Selain itu juga, pertumbuhan jumlah masjid-masjid, lembaga-lembaga Islam, dan peningkatan jama'ah haji setiap tahunnya. Disamping usaha-usaha serius menggali diskursus tasawuf tersebut, bisa dilihat juga dari aspek keberagaman di Indonesia yang semakin meningkat, masalah khilafiyah-furu'iyyah tidak lagi menjadi perdebatan sebagai contoh, saat ini banyak tradisi-tradisi keagamaan yang dilakuakan Muhammadiyah dan yang lainnya yang biasa dilakukan oleh orang NU, seperti tahlil, talqin, istighasah, dan dzikir-dzikir lainnya.
Jika dilihat dari sejarah, tasawuf tanpa usaha Imam Al-Ghazali dan para fuqaha serta para ahli hadits, mungkin Islam akan menjadi sebuah ajaran soal "boleh dan tidak" tanpa memberikan kesempatan kepada kehidupan keberagaman yang lebih luas dan mendalam, namun Islam hadir seperti saat sekarang ini dengan segala kompleksitas dan kemampuannya untuk menjawab tantangan zaman yang justru memlihara dinamika Islam sehingga tetap hidup. Sebagai contoh kasus, Turki adalah negara yang mempraktikkan sekularisasi yang begitu keras, namun gagal dikarenakan masih kuatnya pengaruh tasawuf sehingga Islam tetap terpelihara dan bisa hidup tanpa terkikis oleh sekulerisasi.
Ketika ekspansi dan penetrasi Barat ke Dunia Muslim semakin mendalam sejak abad ke-18, banyak tarekat sufi menjadi pioner perlawanan kaum muslim seperti Jihad Qadriyah dan Sanusiyah di Afrika Utara, gerakan Syaikh Ahamd Bareilly di India, dan tarekat Qadriyah pada pembrontakan Banten.
Warna sufi yang menonjolkan dzauq (rasa) di Indonesia hingga saat ini, masyarakat tidak bisa jauh dari sikap-sikap sufistik, penghormatanya kepada orang-orang mulia seperti sufi dan ulama-ulama yang mempunyai karamah keistimewaan masih lestari, baik dari mereka yang sudah meninggal maupun yang masih hidup.
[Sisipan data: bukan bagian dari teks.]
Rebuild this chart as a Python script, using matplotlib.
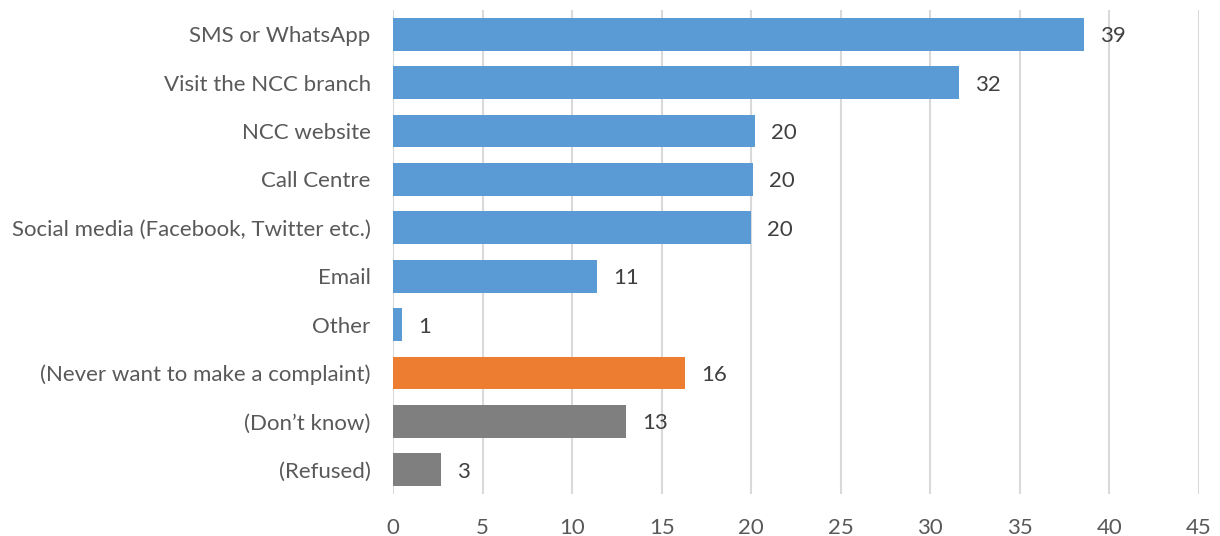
import matplotlib.pyplot as plt

plt.rcParams['font.family'] = ['Lato', 'DejaVu Sans']

categories = ['SMS or WhatsApp', 'Visit the NCC branch', 'NCC website', 'Call Centre',
              'Social media (Facebook, Twitter etc.)', 'Email', 'Other',
              '(Never want to make a complaint)', '(Don\u2019t know)', '(Refused)']
values = [38.6, 31.6, 20.2, 20.1, 20.0, 11.4, 0.5, 16.3, 13.0, 2.7]
shown = ['39', '32', '20', '20', '20', '11', '1', '16', '13', '3']
colors = ['#5B9BD5'] * 7 + ['#ED7D31', '#7F7F7F', '#7F7F7F']
xticks = [0, 5, 10, 15, 20, 25, 30, 35, 40, 45]

fig = plt.figure(figsize=(12.2, 5.36), dpi=100)
ax = fig.add_axes([0.3221, 0.0784, 0.6607, 0.9030])

pos = list(range(len(categories)))
ax.barh(pos, values, height=0.675, color=colors, zorder=3)
for p, v, s in zip(pos, values, shown):
    ax.text(v + 0.9, p + 0.04, s, va='center', ha='left', fontsize=16, color='#404040')

ax.set_ylim(len(categories) - 0.5, -0.5)
ax.set_xlim(0, 45)
ax.set_yticks(pos)
ax.set_yticklabels(categories, fontsize=16, color='#595959')
ax.set_xticks(xticks)
ax.set_xticklabels([str(t) for t in xticks], fontsize=16, color='#595959')
ax.tick_params(axis='y', length=0, pad=16)
ax.tick_params(axis='x', length=0, pad=17)
ax.grid(axis='x', color='#D9D9D9', linewidth=1.5, zorder=0)
for sp in ax.spines.values():
    sp.set_visible(False)

fig.savefig('out.png', dpi=100)
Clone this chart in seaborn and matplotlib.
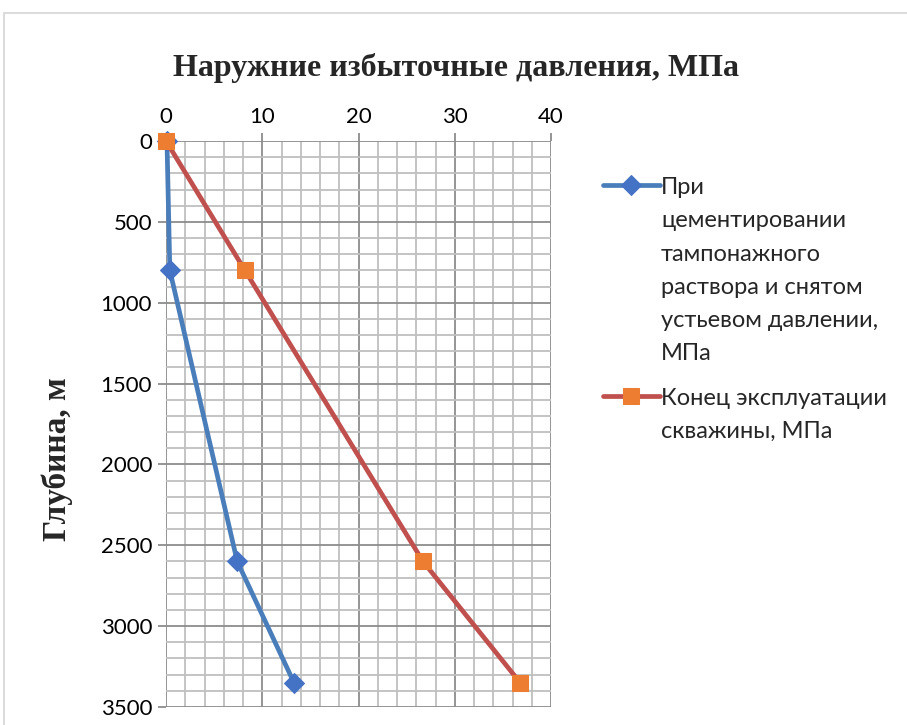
import matplotlib
matplotlib.use("Agg")
import matplotlib.pyplot as plt
from matplotlib.patches import Rectangle
from matplotlib.ticker import MultipleLocator
import pandas as pd
import seaborn as sns

# Depth of the casing string, m
depth = [0, 800, 2600, 3350]
# External overpressure during cementing with wellhead pressure released, MPa
p_cementing = [0.1, 0.4, 7.4, 13.3]
# External overpressure at the end of well operation, MPa
p_end = [0.0, 8.2, 26.7, 36.8]

x_ticks = [0, 10, 20, 30, 40]
y_ticks = [0, 500, 1000, 1500, 2000, 2500, 3000, 3500]

label_cem = ("При\nцементировании\nтампонажного\nраствора и снятом\n"
             "устьевом давлении,\nМПа")
label_end = "Конец эксплуатации\nскважины, МПа"
title = "Наружние избыточные давления, МПа"
ylabel = "Глубина, м"

sns.set_theme(style="white")
sans = ["Lato", "DejaVu Sans"]
serif = ["Liberation Serif", "DejaVu Serif"]
plt.rcParams["font.family"] = sans

W, H = 907, 725
fig = plt.figure(figsize=(W / 100, H / 100), dpi=100)
ax = fig.add_axes([166 / W, 1 - 707 / H, (551 - 166) / W, (707 - 141) / H])

df_cem = pd.DataFrame({"p": p_cementing, "d": depth})
df_end = pd.DataFrame({"p": p_end, "d": depth})

sns.lineplot(data=df_cem, x="p", y="d", sort=False, ax=ax, color="#4A7EBB",
             linewidth=3.4, marker="D", markersize=10,
             markerfacecolor="#4472C4", markeredgecolor="#4472C4",
             label=label_cem, zorder=5, clip_on=False)
sns.lineplot(data=df_end, x="p", y="d", sort=False, ax=ax, color="#C0504D",
             linewidth=3.4, marker="s", markersize=12,
             markerfacecolor="#ED7D31", markeredgecolor="#ED7D31",
             label=label_end, zorder=6, clip_on=False)

ax.set_xlim(0, 40)
ax.set_ylim(3500, 0)
ax.set_xticks(x_ticks)
ax.set_yticks(y_ticks)
ax.xaxis.set_minor_locator(MultipleLocator(2))
ax.yaxis.set_minor_locator(MultipleLocator(100))
ax.xaxis.tick_top()
ax.xaxis.set_label_position("top")

ax.grid(which="major", color="#8C8C8C", linewidth=1.3)
ax.grid(which="minor", color="#BFBFBF", linewidth=1.3)
ax.set_axisbelow(True)
for s in ax.spines.values():
    s.set_visible(False)
ax.tick_params(which="major", length=6, width=1.3, color="#8C8C8C",
               labelsize=16, pad=4, top=True, left=True, bottom=False)
ax.tick_params(which="minor", length=0)
for lab in ax.get_xticklabels() + ax.get_yticklabels():
    lab.set_color("#000000")

ax.set_xlabel("")
ax.set_ylabel("")
fig.text(57 / W, 1 - 459 / H, ylabel, fontsize=24, fontweight="bold",
         family=serif, rotation=90, ha="center", va="center")
fig.text(0.5 * (175 + 737) / W, 1 - 68 / H, title, fontsize=23,
         fontweight="bold", family=serif, ha="center", va="center")

leg = ax.legend(loc="upper left", bbox_to_anchor=(596 / W, 1 - 170 / H),
                bbox_transform=fig.transFigure, frameon=False, fontsize=17,
                handlelength=2.4, handletextpad=0.05, labelspacing=1.0,
                borderaxespad=0, borderpad=0.3)
# put each legend key next to the first line of its label
for column in leg._legend_handle_box.get_children():
    for item in column.get_children():
        item.align = "top"
for t in leg.get_texts():
    t.set_linespacing(1.72)
for line in leg.get_lines():
    line.set_solid_capstyle("round")

fig.patches.append(Rectangle((4 / W, -0.05), 1.1, 1 - 13 / H + 0.05,
                             transform=fig.transFigure, fill=False,
                             edgecolor="#D9D9D9", linewidth=1.3))

fig.savefig("out.png", dpi=100)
Namun di satu sisi, doktrin immanensi Tuhan dalam diri manusia sering melahirkan sikap takabur mengaku sebagai "tuhan" yang berarti memperkecil dan merelatifkan nilai syari'at.
Bahkan ada yang menyepelekan syari'at karena mereka sudah merasa menyatu dengan Tuhan dan tak perlu menyembah lagi. Jangan sampai kita salah pengertian, bahwa setelah mengamalkan tarekat lalu syari'at itu dibuang. Kalau syari'at tidak ada maka akan kembali seperti zaman jahiliyah yang menghalalkan segala cara untuk mendapatkan kepuasan.
Segala-segalanya kita lakukan dengan syari'at mulai wudhu, shalat, puasa, zakat, haji, pernikahan, dan lain-lain. Karena kalau semua itu dilakukan tanpa syari'at, tentu tidak sah. Maka bagi pengamal tarekat harus rajin mengikuti pengajian tauhid supaya akidah kuat, pengajian syari'at supaya ibadah sah, begitu juga pengajian tasawuf supaya akhlak kita baik.